Right? Like, 2016 sucked, 2017 was honestly worse, so it only makes sense that 2018 would be the year artificial intelligence achieve singularity. For the uninitiated, singularity is the theory that one day — without any warning — AI will trigger runaway technological growth, resulting in unfathomable changes to human civilization. I know people are always using The Terminator in their robot references, but the idea of singularity can best be explained by those movies: what if SkyNet realizes it doesn’t need us anymore and decides to make a move.
Yet despite this, scientists all across the globe seem determined to push humanity to the brink with our ever-advancing artificial technologies. Whether it be sex robots, Siri & Alexa, that nightmare fueled robot Sofia, humanity sends bound to be the creator of it’s own destroyed.
Take these Japanese scientists — or doomsday architects, depending on your perspective — who have invented a robot that can sweat. I get that sweating in and of itself is not big deal, but it’s yet another characteristic that makes these robots more lifelike. Just look at these f*ckers!
via Daily Mail:
Researchers at the University of Tokyo built two models of the humanoids, called Kengoro and Kenshiro, recreating the entire musculoskeletal system.

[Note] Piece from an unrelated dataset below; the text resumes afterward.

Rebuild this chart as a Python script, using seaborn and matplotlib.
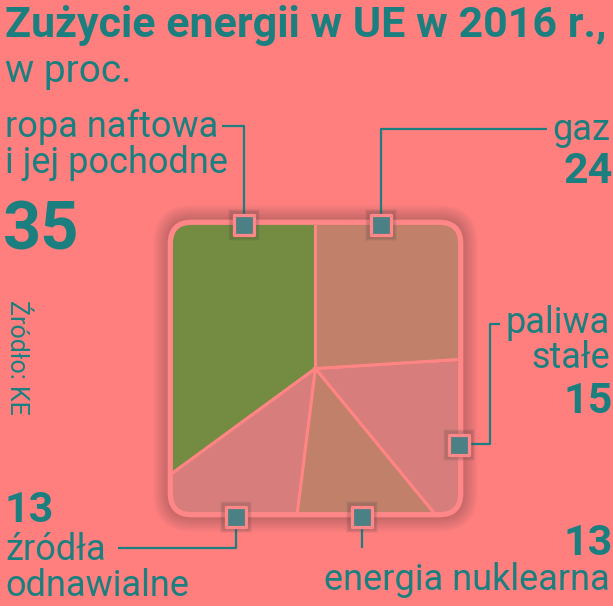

They used aluminum, steel and plastic as a frame, and designed synthetic joints and ligaments to enable the robots to move. The pair have rib cages and flexible spines, as well as an artificial central nervous system that monitors balance and stability.
Kengoro and Kenshiro have also been equipped with high tech processing power to give them the ability to act and react independently.
*Equipped with high tech processing power to give them the ability to act and react independently*
What happens when a pilates-performing robot decides it wants to download 1000 different forms of martial arts off of the cloud? Then what?